Published online by Cambridge University Press: 04 May 2010
Introduction
In this chapter I discuss how different research methodologies can inform the design and validation of vocabulary assessment in oral proficiency interviews. The rationale is twofold. Firstly, despite the profuse literature on vocabulary testing, the assessment of spoken vocabulary is under-researched and a number of key questions thus remain unanswered, such as: What role do the various dimensions of vocabulary knowledge play in speaking tests contexts? What is the relationship between candidate production of different types of vocabulary (for example, (in)frequent words and colloquialisms) and examiner ratings for vocabulary? Secondly, in oral proficiency interviews vocabulary is assessed as part of a larger construct, namely the ability of candidates to interact with an examiner. Consequently, the validity of this assessment is affected by factors that go beyond candidates’ lexical output per se. As this chapter will show, these factors can be best ascertained and understood by applying different research methodologies to their study.
Oral proficiency interviews vary considerably.

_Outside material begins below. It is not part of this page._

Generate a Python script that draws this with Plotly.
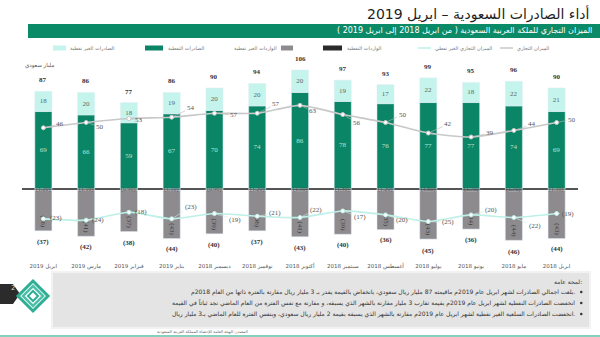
import plotly.graph_objects as go

# ---- data (billion SAR) ----
months = ["ابريل 2019", "مارس 2019", "فبراير 2019", "يناير 2019", "ديسمبر 2018",
          "نوفمبر 2018", "أكتوبر 2018", "سبتمبر 2018", "أغسطس 2018", "يوليو 2018",
          "يونيو 2018", "مايو 2018", "ابريل 2018"]
oil_exports = [69, 66, 59, 67, 70, 74, 86, 78, 76, 77, 77, 74, 69]
nonoil_exports = [18, 20, 18, 19, 20, 20, 20, 19, 17, 22, 18, 22, 21]
total_exports = [87, 86, 77, 86, 90, 94, 106, 97, 93, 99, 95, 96, 90]
oil_imports = [1.2, 1.1, 0.9, 1.1, 0.9, 1.2, 1.5, 1.3, 1.2, 1.6, 1.7, 1.7, 1.1]
nonoil_imports = [36, 41, 37, 43, 39, 36, 41, 39, 35, 43, 34, 44, 43]
total_imports = [37, 42, 38, 44, 40, 37, 43, 40, 36, 45, 36, 46, 44]
trade_balance = [46, 50, 53, 54, 57, 57, 63, 56, 50, 42, 39, 44, 50]
nonoil_balance = [-23, -24, -18, -23, -19, -21, -22, -17, -20, -25, -20, -22, -19]

# ---- page geometry ----
W, H = 600, 337
ML, MR, MT, MB = 22, 22, 60, 87
PW, PH = W - ML - MR, H - MT - MB


def px(x):
    return (x - ML) / PW


def py(y):
    return 1 - (y - MT) / PH


GREEN = "#0a8566"
LIGHT = "#c4f4ec"
GREY = "#8e8b8f"
DARK = "#2a2a2a"
LINE_GREY = "#c8c8c8"
LINE_CYAN = "#bdf0e7"
NUM_FONT = "Liberation Serif"
AR_FONT = "DejaVu Sans"


def paren(v):
    return f"({abs(v):g})"


fig = go.Figure()

fig.add_bar(x=months, y=oil_exports, marker_color=GREEN, width=0.4,
            text=[str(v) for v in oil_exports], textposition="inside",
            insidetextanchor="middle",
            textfont=dict(family=NUM_FONT, size=7, color="#b9e3d5"))
fig.add_bar(x=months, y=nonoil_exports, marker_color=LIGHT, width=0.4,
            text=[str(v) for v in nonoil_exports], textposition="inside",
            insidetextanchor="middle",
            textfont=dict(family=NUM_FONT, size=7, color="#5a6b66"))
fig.add_bar(x=months, y=[-v for v in oil_imports], marker_color=DARK, width=0.4)
fig.add_bar(x=months, y=[-v for v in nonoil_imports], marker_color=GREY, width=0.4,
            text=[paren(v) for v in nonoil_imports], textposition="inside",
            insidetextanchor="end",
            textfont=dict(family=NUM_FONT, size=7, color="#3a3a3a"))

# balance lines on a secondary scale
fig.add_scatter(x=months, y=trade_balance, yaxis="y2", mode="lines+markers",
                line=dict(color=LINE_GREY, width=1.6, shape="spline", smoothing=0.6),
                marker=dict(size=4, color="white", line=dict(color=LINE_GREY, width=1)))
fig.add_scatter(x=months, y=nonoil_balance, yaxis="y2", mode="lines+markers",
                line=dict(color=LINE_CYAN, width=1.6, shape="spline", smoothing=0.6),
                marker=dict(size=4, color="white", line=dict(color=LINE_CYAN, width=1)))

ann = []
# export totals above the bars
for m, v in zip(months, total_exports):
    ann.append(dict(x=m, y=v, yref="y", text=f"<b>{v}</b>", showarrow=False,
                    yanchor="bottom", yshift=5,
                    font=dict(family=NUM_FONT, size=7, color="#333")))
# import totals below the bars
for m, v in zip(months, total_imports):
    ann.append(dict(x=m, y=-v, yref="y", text=f"<b>{paren(v)}</b>", showarrow=False,
                    yanchor="top", yshift=-5,
                    font=dict(family=NUM_FONT, size=7, color="#333")))
# oil import values at the zero line
for m, v in zip(months, oil_imports):
    ann.append(dict(x=m, y=-v / 2, yref="y", text=f"({v:.2f})", showarrow=False,
                    font=dict(family=NUM_FONT, size=6, color="#555")))

# callout offsets for the balance labels
tb_off = [(17, -4), (14, 4), (10, 1), (19, -9), (20, 2), (19, -9), (13, 6),
          (14, 8), (17, -8), (20, -9), (19, -4), (18, -6), (15, -3)]
nb_off = [(13, -1), (12, 0), (12, 0), (19, -12), (21, 6), (18, -3), (16, -8),
          (17, 6), (16, 5), (20, 1), (20, -5), (21, 8), (11, 0)]
for m, v, (dx, dy) in zip(months, trade_balance, tb_off):
    ann.append(dict(x=m, y=v, yref="y2", text=str(v), showarrow=True, arrowhead=0,
                    arrowwidth=0.6, arrowcolor="#bbbbbb", ax=dx, ay=dy, standoff=2,
                    font=dict(family=NUM_FONT, size=7, color="#555")))
for m, v, (dx, dy) in zip(months, nonoil_balance, nb_off):
    ann.append(dict(x=m, y=v, yref="y2", text=paren(v), showarrow=True, arrowhead=0,
                    arrowwidth=0.6, arrowcolor="#cfeee8", ax=dx, ay=dy, standoff=2,
                    font=dict(family=NUM_FONT, size=7, color="#555")))

shapes = []

# slide title and banner
ann.append(dict(xref="paper", yref="paper", x=px(592), y=py(14), xanchor="right",
                yanchor="middle", text="أداء الصادرات السعودية – ابريل 2019",
                showarrow=False, font=dict(family=AR_FONT, size=14, color="#1f1f1f")))
shapes.append(dict(type="rect", xref="paper", yref="paper", x0=px(28), x1=px(600),
                   y0=py(24), y1=py(38), fillcolor="#0b8a68", line_width=0, layer="below"))
ann.append(dict(xref="paper", yref="paper", x=px(594), y=py(31), xanchor="right",
                yanchor="middle",
                text="الميزان التجاري للملكة العربية السعودية ( من ابريل 2018 إلى ابريل 2019 )",
                showarrow=False, font=dict(family=AR_FONT, size=8, color="white")))

# legend row
LY = 48
legend_boxes = [(53, 66, LIGHT), (145, 163, GREEN), (281, 293, GREY), (323, 342, DARK)]
for x0, x1, c in legend_boxes:
    shapes.append(dict(type="rect", xref="paper", yref="paper", x0=px(x0), x1=px(x1),
                       y0=py(LY - 2.5), y1=py(LY + 2.5), fillcolor=c, line_width=0))
for x0, x1, c in [(418, 431, LINE_CYAN), (500, 513, LINE_GREY)]:
    shapes.append(dict(type="line", xref="paper", yref="paper", x0=px(x0), x1=px(x1),
                       y0=py(LY), y1=py(LY), line=dict(color=c, width=1.5)))
legend_texts = [(68, "left", "الصادرات الغير نفطية"), (166, "left", "الصادرات النفطية"),
                (279, "right", "الواردات الغير نفطية"), (345, "left", "الواردات النفطية"),
                (433, "left", "الميزان التجاري الغير نفطي"), (515, "left", "الميزان التجاري")]
for x, anc, t in legend_texts:
    ann.append(dict(xref="paper", yref="paper", x=px(x), y=py(LY), xanchor=anc,
                    yanchor="middle", text=t, showarrow=False,
                    font=dict(family=AR_FONT, size=5, color="#777")))
ann.append(dict(xref="paper", yref="paper", x=px(23), y=py(65), xanchor="left",
                yanchor="middle", text="مليار سعودي", showarrow=False,
                font=dict(family=AR_FONT, size=5.5, color="#555")))

# notes panel
shapes.append(dict(type="rect", xref="paper", yref="paper", x0=px(52), x1=px(590),
                   y0=py(272), y1=py(328), fillcolor="#e4e4e4",
                   line=dict(color="#f2f2f2", width=2), layer="below"))
ann.append(dict(xref="paper", yref="paper", x=px(584), y=py(281), xanchor="right",
                yanchor="middle", text="لمحة عامة:", showarrow=False,
                font=dict(family=AR_FONT, size=6, color="#333")))
notes = [
    "بلغت اجمالي الصادرات لشهر ابريل عام 2019م ماقيمته 87 مليار ريال سعودي، بانخفاض بالقيمة يقدر بـ 3 مليار ريال مقارنة بالفترة ذاتها من العام 2018م.",
    "انخفضت الصادرات النفطية لشهر ابريل عام 2019م بقيمة تقارب 3 مليار مقارنة بالشهر الذي يسبقه، و مقارنة مع نفس الفترة من العام الماضي نجد ثباتاً في القيمة",
    "انخفضت الصادرات السلعية الغير نفطية لشهر ابريل عام 2019م مقارنة بالشهر الذي يسبقه بقيمة 2 مليار ريال سعودي، وبنفس الفترة للعام الماضي بـ3 مليار ريال.",
]
for i, t in enumerate(notes):
    yy = 292 + i * 11
    ann.append(dict(xref="paper", yref="paper", x=px(577), y=py(yy), xanchor="right",
                    yanchor="middle", text=t, showarrow=False,
                    font=dict(family=AR_FONT, size=6, color="#333")))
    shapes.append(dict(type="circle", xref="paper", yref="paper", x0=px(580), x1=px(582.5),
                       y0=py(yy - 1.2), y1=py(yy + 1.2), fillcolor="#333", line_width=0))

# source line and footer rule
ann.append(dict(xref="paper", yref="paper", x=px(250), y=py(331), xanchor="right",
                yanchor="middle", text="المصدر: الهيئة العامة للإحصاء المملكة العربية السعودية",
                showarrow=False, font=dict(family=AR_FONT, size=4, color="#666")))
shapes.append(dict(type="line", xref="paper", yref="paper", x0=px(0), x1=px(600),
                   y0=py(336), y1=py(336), line=dict(color="#5cc2a8", width=1.5)))

# page badge and emblem
shapes.append(dict(type="path", xref="paper", yref="paper",
                   path=f"M {px(0)},{py(284)} L {px(13)},{py(284)} L {px(20)},{py(294)} "
                        f"L {px(13)},{py(304)} L {px(0)},{py(304)} Z",
                   fillcolor="#2b2b2b", line_width=0))
ann.append(dict(xref="paper", yref="paper", x=px(9), y=py(294), text="2", showarrow=False,
                font=dict(family=AR_FONT, size=7, color="#ddd")))
cx, cy = 33, 296
for r, col, w in [(15, "#2fae96", 3), (10, "#4cc0a8", 2.5), (5, "#2fae96", 2)]:
    shapes.append(dict(type="path", xref="paper", yref="paper",
                       path=f"M {px(cx)},{py(cy - r)} L {px(cx + r)},{py(cy)} "
                            f"L {px(cx)},{py(cy + r)} L {px(cx - r)},{py(cy)} Z",
                       fillcolor="rgba(0,0,0,0)", line=dict(color=col, width=w)))

fig.update_layout(
    width=W, height=H,
    margin=dict(l=ML, r=MR, t=MT, b=MB),
    barmode="relative",
    showlegend=False,
    paper_bgcolor="white", plot_bgcolor="white",
    xaxis=dict(type="category", range=[-0.5, 12.5], showgrid=False, showline=False,
               ticks="", ticklabelstandoff=11,
               tickfont=dict(family=AR_FONT, size=5.5, color="#555")),
    yaxis=dict(range=[-54.3, 114.9], showgrid=False, showticklabels=False,
               zeroline=True, zerolinecolor="#555", zerolinewidth=1.5),
    yaxis2=dict(range=[-46.6, 97.35], overlaying="y", showgrid=False,
                showticklabels=False, zeroline=False),
    annotations=ann,
    shapes=shapes,
)

fig.write_html("out.html")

One manifestation of this is whether the roles of interlocutor and rater are performed by the same person or by two different people. For simplification, this chapter uses the term examiner throughout, except when it is important for the discussion to make a distinction between the two roles.
Although the chapter's emphasis is mainly methodological, I analyse illustrative extracts and report findings from empirical work on the assessment of spoken vocabulary. This work draws extensively on a corpus of oral proficiency interviews of Spanish as a second language (L2) collected over a four-year period (2000–2004).